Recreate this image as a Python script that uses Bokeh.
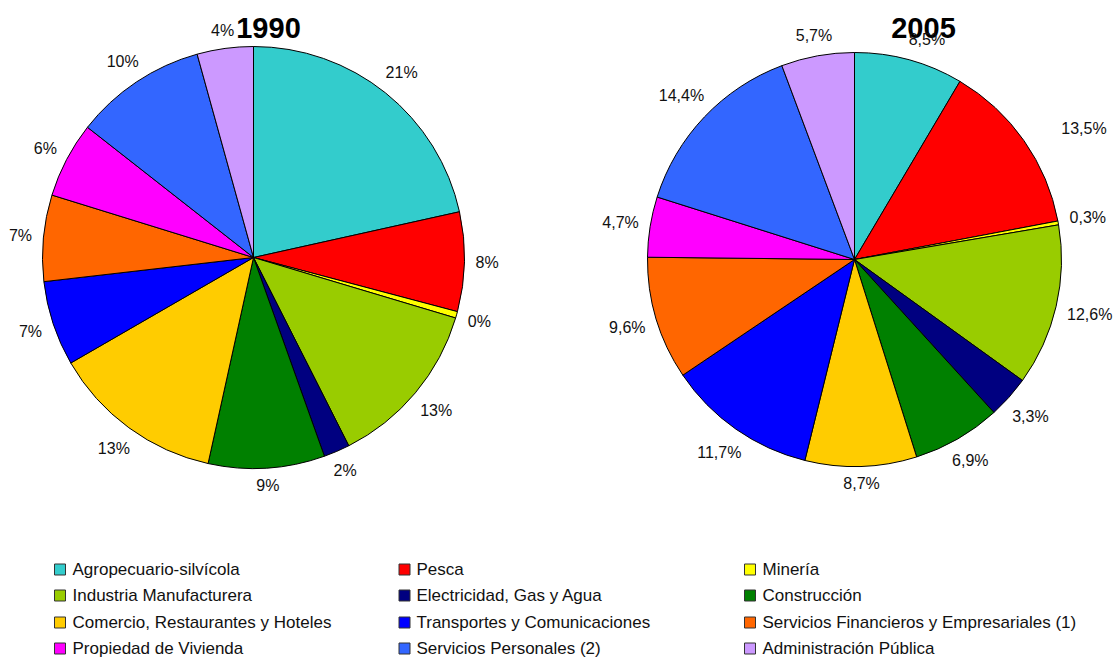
import math
from bokeh.plotting import figure
from bokeh.models import Range1d, ColumnDataSource
from bokeh.embed import file_html
from bokeh.resources import INLINE
from bokeh.core.properties import value

# ---------------- data ----------------
categories = [
    "Agropecuario-silvícola", "Pesca", "Minería",
    "Industria Manufacturera", "Electricidad, Gas y Agua", "Construcción",
    "Comercio, Restaurantes y Hoteles", "Transportes y Comunicaciones",
    "Servicios Financieros y Empresariales (1)",
    "Propiedad de Vivienda", "Servicios Personales (2)", "Administración Pública",
]
colors = ["#33CCCC", "#FF0000", "#FFFF00", "#99CC00", "#000080", "#008000",
          "#FFCC00", "#0000FF", "#FF6600", "#FF00FF", "#3366FF", "#CC99FF"]
years = ["1990", "2005"]
share_1990 = [21.5, 7.6, 0.5, 12.9, 2.0, 8.9, 13.2, 6.5, 6.6, 5.8, 10.1, 4.3]
labels_1990 = ["21%", "8%", "0%", "13%", "2%", "9%", "13%", "7%", "7%", "6%", "10%", "4%"]
share_2005 = [8.5, 13.5, 0.3, 12.6, 3.3, 6.9, 8.7, 11.7, 9.6, 4.7, 14.4, 5.7]
labels_2005 = [f"{v:.1f}".replace(".", ",") + "%" for v in share_2005]

# ---------------- layout / style ----------------
W, H = 1113, 658
FONT = value("Liberation Sans")
FS = 16
LEG_FS = 17
GAP = 11


def sy(y_screen):
    """screen y (picture pixels, from top) -> data y"""
    return H - y_screen


def sx(x_screen):
    return x_screen


CW = {d: 0.556 for d in "0123456789"}
CW.update({",": 0.278, "%": 0.889})


def text_w(s, fs):
    return sum(CW.get(c, 0.556) for c in s) * fs


p = figure(width=W, height=H, x_range=Range1d(0, W), y_range=Range1d(0, H),
           output_backend="svg", toolbar_location=None, min_border=0,
           x_axis_type=None, y_axis_type=None)
p.grid.visible = False
p.outline_line_color = None
p.background_fill_color = "white"
p.border_fill_color = "white"


def add_pie(cx, cy, r, shares, labels, nudges=None):
    nudges = nudges or {}
    total = sum(shares)
    cum = 0.0
    starts, ends, lx, ly = [], [], [], []
    for i, (v, lab) in enumerate(zip(shares, labels)):
        a0 = cum / total * 2 * math.pi
        cum += v
        a1 = cum / total * 2 * math.pi
        starts.append(math.pi / 2 - a1)
        ends.append(math.pi / 2 - a0)
        mid = (a0 + a1) / 2
        s, c = math.sin(mid), math.cos(mid)
        w = text_w(lab, FS)
        R = r + GAP + abs(s) * w / 2 + abs(c) * 12 / 2
        dx, dy = nudges.get(i, (0, 0))
        lx.append(cx + R * s + dx)
        ly.append(cy + R * c + dy)
    src = ColumnDataSource(dict(start=starts, end=ends, color=colors,
                                x=lx, y=ly, text=labels))
    p.wedge(x=cx, y=cy, radius=r, start_angle="start", end_angle="end",
            direction="anticlock", fill_color="color", line_color="black",
            line_width=1, source=src)
    return src


src90 = add_pie(sx(253), sy(257), 211, share_1990, labels_1990)
src05 = add_pie(sx(854), sy(259), 207, share_2005, labels_2005,
                nudges={0: (12, 0), 1: (33, -7)})

# titles
p.text(x=[sx(268), sx(923)], y=[sy(27), sy(27)], text=years,
       text_align="center", text_baseline="middle", text_font=FONT,
       text_font_size="29px", text_font_style="bold", text_color="black")

for src in (src90, src05):
    p.text(x="x", y="y", text="text", source=src, text_align="center",
           text_baseline="middle", text_font=FONT, text_font_size=f"{FS}px",
           text_color="#111111")

# legend
col_sq = [59.5, 404, 749.5]
col_tx = [72, 416, 762]
row_y = [569, 595, 622, 648]
lg = ColumnDataSource(dict(
    sqx=[sx(col_sq[i % 3]) for i in range(len(categories))],
    tx=[sx(col_tx[i % 3]) for i in range(len(categories))],
    y=[sy(row_y[i // 3]) for i in range(len(categories))],
    color=colors, text=categories))
p.rect(x="sqx", y="y", width=11, height=11, fill_color="color",
       line_color="#333333", line_width=1, source=lg)
p.text(x="tx", y="y", text="text", source=lg, text_align="left",
       text_baseline="middle", text_font=FONT, text_font_size=f"{LEG_FS}px",
       text_color="#111111")

open("out.html", "w").write(file_html(p, INLINE))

※

**Task to complete**
Copy out all of the material exactly as written, without its pictures.

**Solved exercise**
Recreate this image as a Python script that uses Bokeh.
import math
from bokeh.plotting import figure
from bokeh.models import Range1d, ColumnDataSource
from bokeh.embed import file_html
from bokeh.resources import INLINE
from bokeh.core.properties import value

# ---------------- data ----------------
categories = [
    "Agropecuario-silvícola", "Pesca", "Minería",
    "Industria Manufacturera", "Electricidad, Gas y Agua", "Construcción",
    "Comercio, Restaurantes y Hoteles", "Transportes y Comunicaciones",
    "Servicios Financieros y Empresariales (1)",
    "Propiedad de Vivienda", "Servicios Personales (2)", "Administración Pública",
]
colors = ["#33CCCC", "#FF0000", "#FFFF00", "#99CC00", "#000080", "#008000",
          "#FFCC00", "#0000FF", "#FF6600", "#FF00FF", "#3366FF", "#CC99FF"]
years = ["1990", "2005"]
share_1990 = [21.5, 7.6, 0.5, 12.9, 2.0, 8.9, 13.2, 6.5, 6.6, 5.8, 10.1, 4.3]
labels_1990 = ["21%", "8%", "0%", "13%", "2%", "9%", "13%", "7%", "7%", "6%", "10%", "4%"]
share_2005 = [8.5, 13.5, 0.3, 12.6, 3.3, 6.9, 8.7, 11.7, 9.6, 4.7, 14.4, 5.7]
labels_2005 = [f"{v:.1f}".replace(".", ",") + "%" for v in share_2005]

# ---------------- layout / style ----------------
W, H = 1113, 658
FONT = value("Liberation Sans")
FS = 16
LEG_FS = 17
GAP = 11


def sy(y_screen):
    """screen y (picture pixels, from top) -> data y"""
    return H - y_screen


def sx(x_screen):
    return x_screen


CW = {d: 0.556 for d in "0123456789"}
CW.update({",": 0.278, "%": 0.889})


def text_w(s, fs):
    return sum(CW.get(c, 0.556) for c in s) * fs


p = figure(width=W, height=H, x_range=Range1d(0, W), y_range=Range1d(0, H),
           output_backend="svg", toolbar_location=None, min_border=0,
           x_axis_type=None, y_axis_type=None)
p.grid.visible = False
p.outline_line_color = None
p.background_fill_color = "white"
p.border_fill_color = "white"


def add_pie(cx, cy, r, shares, labels, nudges=None):
    nudges = nudges or {}
    total = sum(shares)
    cum = 0.0
    starts, ends, lx, ly = [], [], [], []
    for i, (v, lab) in enumerate(zip(shares, labels)):
        a0 = cum / total * 2 * math.pi
        cum += v
        a1 = cum / total * 2 * math.pi
        starts.append(math.pi / 2 - a1)
        ends.append(math.pi / 2 - a0)
        mid = (a0 + a1) / 2
        s, c = math.sin(mid), math.cos(mid)
        w = text_w(lab, FS)
        R = r + GAP + abs(s) * w / 2 + abs(c) * 12 / 2
        dx, dy = nudges.get(i, (0, 0))
        lx.append(cx + R * s + dx)
        ly.append(cy + R * c + dy)
    src = ColumnDataSource(dict(start=starts, end=ends, color=colors,
                                x=lx, y=ly, text=labels))
    p.wedge(x=cx, y=cy, radius=r, start_angle="start", end_angle="end",
            direction="anticlock", fill_color="color", line_color="black",
            line_width=1, source=src)
    return src


src90 = add_pie(sx(253), sy(257), 211, share_1990, labels_1990)
src05 = add_pie(sx(854), sy(259), 207, share_2005, labels_2005,
                nudges={0: (12, 0), 1: (33, -7)})

# titles
p.text(x=[sx(268), sx(923)], y=[sy(27), sy(27)], text=years,
       text_align="center", text_baseline="middle", text_font=FONT,
       text_font_size="29px", text_font_style="bold", text_color="black")

for src in (src90, src05):
    p.text(x="x", y="y", text="text", source=src, text_align="center",
           text_baseline="middle", text_font=FONT, text_font_size=f"{FS}px",
           text_color="#111111")

# legend
col_sq = [59.5, 404, 749.5]
col_tx = [72, 416, 762]
row_y = [569, 595, 622, 648]
lg = ColumnDataSource(dict(
    sqx=[sx(col_sq[i % 3]) for i in range(len(categories))],
    tx=[sx(col_tx[i % 3]) for i in range(len(categories))],
    y=[sy(row_y[i // 3]) for i in range(len(categories))],
    color=colors, text=categories))
p.rect(x="sqx", y="y", width=11, height=11, fill_color="color",
       line_color="#333333", line_width=1, source=lg)
p.text(x="tx", y="y", text="text", source=lg, text_align="left",
       text_baseline="middle", text_font=FONT, text_font_size=f"{LEG_FS}px",
       text_color="#111111")

open("out.html", "w").write(file_html(p, INLINE))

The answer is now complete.